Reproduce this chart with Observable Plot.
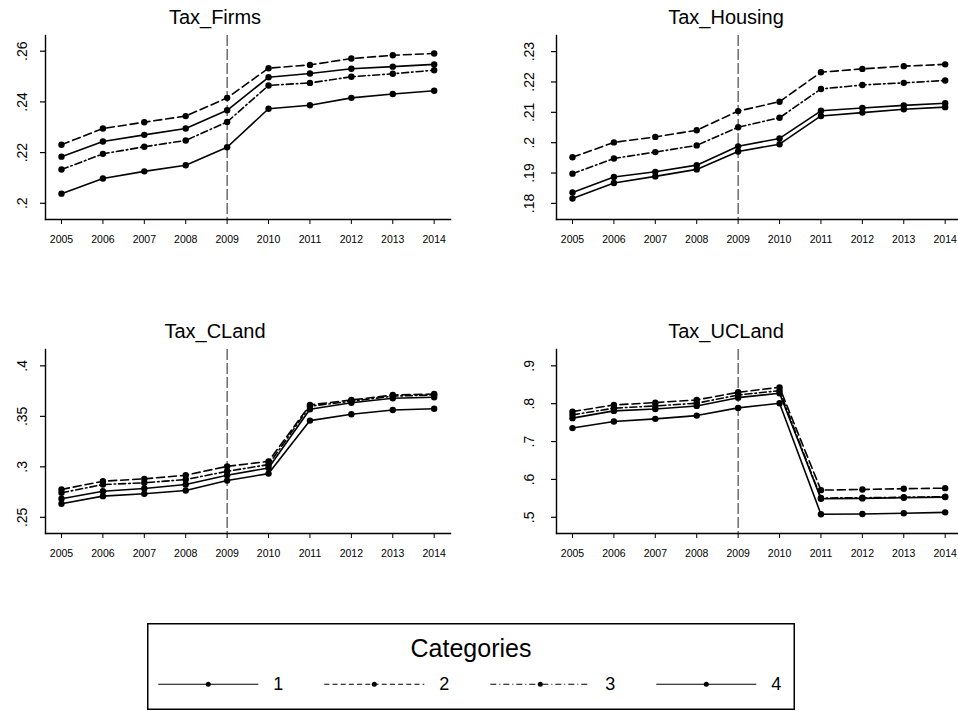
<!DOCTYPE html>
<html><head><meta charset="utf-8">
<script src="https://cdn.jsdelivr.net/npm/d3@7"></script>
<script src="https://cdn.jsdelivr.net/npm/@observablehq/plot@0.6"></script>
<style>
body{margin:0;background:#fff;}
#chart{position:relative;width:958px;height:711px;overflow:hidden;background:#fff;font-family:"Liberation Sans",Arial,Helvetica,sans-serif;}
.panel{position:absolute;}
#legend{position:absolute;left:147px;top:623px;width:648px;height:87px;}
</style></head><body><div id="chart"></div>
<script>
// ---- data ----
const years = [2005, 2006, 2007, 2008, 2009, 2010, 2011, 2012, 2013, 2014];
const categories = ["1", "2", "3", "4"];
const breakYear = 2009;
const legendTitle = "Categories";

const panelTitles = ["Tax_Firms", "Tax_Housing", "Tax_CLand", "Tax_UCLand"];

const firmsTicks = [0.2, 0.22, 0.24, 0.26];
const housingTicks = [0.18, 0.19, 0.2, 0.21, 0.22, 0.23];
const clandTicks = [0.25, 0.3, 0.35, 0.4];
const uclandTicks = [0.5, 0.6, 0.7, 0.8, 0.9];

const firms1 = [.2184,.2244,.2270,.2295,.2367,.2497,.2512,.2531,.2539,.2548];
const firms2 = [.2231,.2295,.2320,.2344,.2416,.2533,.2546,.2571,.2584,.2591];
const firms3 = [.2133,.2195,.2223,.2248,.2321,.2465,.2475,.2499,.2511,.2525];
const firms4 = [.2038,.2098,.2126,.2150,.2221,.2373,.2387,.2416,.2431,.2444];

const housing1 = [.1836,.1887,.1904,.1926,.1988,.2014,.2105,.2114,.2123,.2130];
const housing2 = [.1952,.2001,.2019,.2041,.2104,.2135,.2232,.2243,.2252,.2258];
const housing3 = [.1898,.1948,.1969,.1991,.2051,.2082,.2177,.2190,.2197,.2205];
const housing4 = [.1816,.1867,.1889,.1912,.1971,.1995,.2088,.2099,.2110,.2117];

const cland1 = [.2684,.2759,.2786,.2825,.2917,.2989,.3570,.3635,.3679,.3689];
const cland2 = [.2776,.2858,.2881,.2917,.3005,.3054,.3613,.3662,.3711,.3721];
const cland3 = [.2743,.2825,.2842,.2874,.2956,.3022,.3600,.3650,.3700,.3712];
const cland4 = [.2635,.2710,.2733,.2766,.2864,.2933,.3458,.3521,.3563,.3576];

const ucland1 = [.7618,.7810,.7860,.7941,.8159,.8275,.5491,.5499,.5517,.5533];
const ucland2 = [.7791,.7967,.8028,.8099,.8301,.8432,.5717,.5735,.5754,.5770];
const ucland3 = [.7705,.7881,.7941,.8012,.8230,.8343,.5510,.5515,.5530,.5545];
const ucland4 = [.7356,.7529,.7600,.7686,.7889,.8012,.5079,.5087,.5105,.5131];

// ---- styling / layout ----
const dashes = [null, "8,4", "7,3,1.5,3", null];
const font = '"Liberation Sans", Arial, Helvetica, sans-serif';

const panels = [
  {title: panelTitles[0], left: 0,     top: 0,     ticks: firmsTicks,   domain: [0.1936, 0.2662], labelDx: -23, series: [firms1, firms2, firms3, firms4]},
  {title: panelTitles[1], left: 510.7, top: 0,     ticks: housingTicks, domain: [0.1747, 0.2353], labelDx: -26.5, series: [housing1, housing2, housing3, housing4]},
  {title: panelTitles[2], left: 0,     top: 314.3, ticks: clandTicks,   domain: [0.2340, 0.4162], labelDx: -23, series: [cland1, cland2, cland3, cland4]},
  {title: panelTitles[3], left: 510.7, top: 314.3, ticks: uclandTicks,  domain: [0.4572, 0.9431], labelDx: -26.5, series: [ucland1, ucland2, ucland3, ucland4]}
];

const fmt = d => String(d).replace(/^0/, "");
const chart = document.getElementById("chart");

for (const p of panels) {
  const data = categories.flatMap((c, i) => years.map((yr, j) => ({year: yr, value: p.series[i][j], cat: c})));
  const lineMarks = categories.map((c, i) => Plot.line(data.filter(d => d.cat === c), {
    x: "year", y: "value", stroke: "#000", strokeWidth: 1.6,
    strokeDasharray: dashes[i] || undefined
  }));
  const svg = Plot.plot({
    width: 479, height: 270,
    marginLeft: 45, marginRight: 29, marginTop: 35, marginBottom: 51,
    style: {fontFamily: font, background: "transparent", overflow: "visible", color: "#000"},
    x: {domain: [2004.614, 2014.394], label: null},
    y: {domain: p.domain, label: null},
    marks: [
      Plot.ruleX([breakYear], {stroke: "#222", strokeWidth: 1, strokeDasharray: "11,3"}),
      Plot.frame({anchor: "left", stroke: "#000", strokeWidth: 1.4}),
      Plot.frame({anchor: "bottom", stroke: "#000", strokeWidth: 1.4}),
      Plot.axisX({ticks: years, tickFormat: d => String(d), tickSize: 5, tickPadding: 11, fontSize: 10.5, strokeWidth: 1, label: null}),
      Plot.axisY({ticks: p.ticks, tickSize: 5, tickFormat: () => "", strokeWidth: 1.2, label: null}),
      Plot.text(p.ticks, {y: d => d, frameAnchor: "left", dx: p.labelDx, rotate: -90, text: fmt,
        fontSize: 14, textAnchor: "middle", lineAnchor: "middle", fill: "#000"}),
      ...lineMarks,
      Plot.dot(data, {x: "year", y: "value", r: 3.2, fill: "#000", stroke: "none"}),
      Plot.text([p.title], {frameAnchor: "top", dy: -17.6, dx: -33, fontSize: 20, lineAnchor: "middle", fill: "#000"})
    ]
  });
  svg.classList.add("panel");
  svg.style.left = p.left + "px";
  svg.style.top = p.top + "px";
  chart.appendChild(svg);
}

// ---- legend ----
const leg = d3.create("svg").attr("id", "legend").attr("width", 648).attr("height", 87)
  .style("font-family", font);
leg.append("rect").attr("x", 0.75).attr("y", 0.75).attr("width", 646.5).attr("height", 85.5)
  .attr("fill", "#fff").attr("stroke", "#000").attr("stroke-width", 1.5);
leg.append("text").attr("x", 324).attr("y", 25).attr("text-anchor", "middle")
  .attr("dominant-baseline", "central").attr("font-size", 25).text(legendTitle);
categories.forEach((c, i) => {
  const x0 = 11.3 + 166 * i, y0 = 61.3;
  leg.append("line").attr("x1", x0).attr("x2", x0 + 100).attr("y1", y0).attr("y2", y0)
    .attr("stroke", "#000").attr("stroke-width", 1.1)
    .attr("stroke-dasharray", i === 1 ? "5,3.2" : i === 2 ? "6,3,1,3" : null);
  leg.append("circle").attr("cx", x0 + 50).attr("cy", y0).attr("r", 2.5).attr("fill", "#000");
  leg.append("text").attr("x", x0 + 120).attr("y", y0).attr("text-anchor", "middle")
    .attr("dominant-baseline", "central").attr("font-size", 18).text(c);
});
chart.appendChild(leg.node());
</script>
</body></html>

■ ■ ■ ■ ■ ■ ■

- TASK DETAILS:
Reproduce the data above in full, exactly as it is, with the pictures left out.

- OUTPUT:
Reproduce this chart with Observable Plot.
<!DOCTYPE html>
<html><head><meta charset="utf-8">
<script src="https://cdn.jsdelivr.net/npm/d3@7"></script>
<script src="https://cdn.jsdelivr.net/npm/@observablehq/plot@0.6"></script>
<style>
body{margin:0;background:#fff;}
#chart{position:relative;width:958px;height:711px;overflow:hidden;background:#fff;font-family:"Liberation Sans",Arial,Helvetica,sans-serif;}
.panel{position:absolute;}
#legend{position:absolute;left:147px;top:623px;width:648px;height:87px;}
</style></head><body><div id="chart"></div>
<script>
// ---- data ----
const years = [2005, 2006, 2007, 2008, 2009, 2010, 2011, 2012, 2013, 2014];
const categories = ["1", "2", "3", "4"];
const breakYear = 2009;
const legendTitle = "Categories";

const panelTitles = ["Tax_Firms", "Tax_Housing", "Tax_CLand", "Tax_UCLand"];

const firmsTicks = [0.2, 0.22, 0.24, 0.26];
const housingTicks = [0.18, 0.19, 0.2, 0.21, 0.22, 0.23];
const clandTicks = [0.25, 0.3, 0.35, 0.4];
const uclandTicks = [0.5, 0.6, 0.7, 0.8, 0.9];

const firms1 = [.2184,.2244,.2270,.2295,.2367,.2497,.2512,.2531,.2539,.2548];
const firms2 = [.2231,.2295,.2320,.2344,.2416,.2533,.2546,.2571,.2584,.2591];
const firms3 = [.2133,.2195,.2223,.2248,.2321,.2465,.2475,.2499,.2511,.2525];
const firms4 = [.2038,.2098,.2126,.2150,.2221,.2373,.2387,.2416,.2431,.2444];

const housing1 = [.1836,.1887,.1904,.1926,.1988,.2014,.2105,.2114,.2123,.2130];
const housing2 = [.1952,.2001,.2019,.2041,.2104,.2135,.2232,.2243,.2252,.2258];
const housing3 = [.1898,.1948,.1969,.1991,.2051,.2082,.2177,.2190,.2197,.2205];
const housing4 = [.1816,.1867,.1889,.1912,.1971,.1995,.2088,.2099,.2110,.2117];

const cland1 = [.2684,.2759,.2786,.2825,.2917,.2989,.3570,.3635,.3679,.3689];
const cland2 = [.2776,.2858,.2881,.2917,.3005,.3054,.3613,.3662,.3711,.3721];
const cland3 = [.2743,.2825,.2842,.2874,.2956,.3022,.3600,.3650,.3700,.3712];
const cland4 = [.2635,.2710,.2733,.2766,.2864,.2933,.3458,.3521,.3563,.3576];

const ucland1 = [.7618,.7810,.7860,.7941,.8159,.8275,.5491,.5499,.5517,.5533];
const ucland2 = [.7791,.7967,.8028,.8099,.8301,.8432,.5717,.5735,.5754,.5770];
const ucland3 = [.7705,.7881,.7941,.8012,.8230,.8343,.5510,.5515,.5530,.5545];
const ucland4 = [.7356,.7529,.7600,.7686,.7889,.8012,.5079,.5087,.5105,.5131];

// ---- styling / layout ----
const dashes = [null, "8,4", "7,3,1.5,3", null];
const font = '"Liberation Sans", Arial, Helvetica, sans-serif';

const panels = [
  {title: panelTitles[0], left: 0,     top: 0,     ticks: firmsTicks,   domain: [0.1936, 0.2662], labelDx: -23, series: [firms1, firms2, firms3, firms4]},
  {title: panelTitles[1], left: 510.7, top: 0,     ticks: housingTicks, domain: [0.1747, 0.2353], labelDx: -26.5, series: [housing1, housing2, housing3, housing4]},
  {title: panelTitles[2], left: 0,     top: 314.3, ticks: clandTicks,   domain: [0.2340, 0.4162], labelDx: -23, series: [cland1, cland2, cland3, cland4]},
  {title: panelTitles[3], left: 510.7, top: 314.3, ticks: uclandTicks,  domain: [0.4572, 0.9431], labelDx: -26.5, series: [ucland1, ucland2, ucland3, ucland4]}
];

const fmt = d => String(d).replace(/^0/, "");
const chart = document.getElementById("chart");

for (const p of panels) {
  const data = categories.flatMap((c, i) => years.map((yr, j) => ({year: yr, value: p.series[i][j], cat: c})));
  const lineMarks = categories.map((c, i) => Plot.line(data.filter(d => d.cat === c), {
    x: "year", y: "value", stroke: "#000", strokeWidth: 1.6,
    strokeDasharray: dashes[i] || undefined
  }));
  const svg = Plot.plot({
    width: 479, height: 270,
    marginLeft: 45, marginRight: 29, marginTop: 35, marginBottom: 51,
    style: {fontFamily: font, background: "transparent", overflow: "visible", color: "#000"},
    x: {domain: [2004.614, 2014.394], label: null},
    y: {domain: p.domain, label: null},
    marks: [
      Plot.ruleX([breakYear], {stroke: "#222", strokeWidth: 1, strokeDasharray: "11,3"}),
      Plot.frame({anchor: "left", stroke: "#000", strokeWidth: 1.4}),
      Plot.frame({anchor: "bottom", stroke: "#000", strokeWidth: 1.4}),
      Plot.axisX({ticks: years, tickFormat: d => String(d), tickSize: 5, tickPadding: 11, fontSize: 10.5, strokeWidth: 1, label: null}),
      Plot.axisY({ticks: p.ticks, tickSize: 5, tickFormat: () => "", strokeWidth: 1.2, label: null}),
      Plot.text(p.ticks, {y: d => d, frameAnchor: "left", dx: p.labelDx, rotate: -90, text: fmt,
        fontSize: 14, textAnchor: "middle", lineAnchor: "middle", fill: "#000"}),
      ...lineMarks,
      Plot.dot(data, {x: "year", y: "value", r: 3.2, fill: "#000", stroke: "none"}),
      Plot.text([p.title], {frameAnchor: "top", dy: -17.6, dx: -33, fontSize: 20, lineAnchor: "middle", fill: "#000"})
    ]
  });
  svg.classList.add("panel");
  svg.style.left = p.left + "px";
  svg.style.top = p.top + "px";
  chart.appendChild(svg);
}

// ---- legend ----
const leg = d3.create("svg").attr("id", "legend").attr("width", 648).attr("height", 87)
  .style("font-family", font);
leg.append("rect").attr("x", 0.75).attr("y", 0.75).attr("width", 646.5).attr("height", 85.5)
  .attr("fill", "#fff").attr("stroke", "#000").attr("stroke-width", 1.5);
leg.append("text").attr("x", 324).attr("y", 25).attr("text-anchor", "middle")
  .attr("dominant-baseline", "central").attr("font-size", 25).text(legendTitle);
categories.forEach((c, i) => {
  const x0 = 11.3 + 166 * i, y0 = 61.3;
  leg.append("line").attr("x1", x0).attr("x2", x0 + 100).attr("y1", y0).attr("y2", y0)
    .attr("stroke", "#000").attr("stroke-width", 1.1)
    .attr("stroke-dasharray", i === 1 ? "5,3.2" : i === 2 ? "6,3,1,3" : null);
  leg.append("circle").attr("cx", x0 + 50).attr("cy", y0).attr("r", 2.5).attr("fill", "#000");
  leg.append("text").attr("x", x0 + 120).attr("y", y0).attr("text-anchor", "middle")
    .attr("dominant-baseline", "central").attr("font-size", 18).text(c);
});
chart.appendChild(leg.node());
</script>
</body></html>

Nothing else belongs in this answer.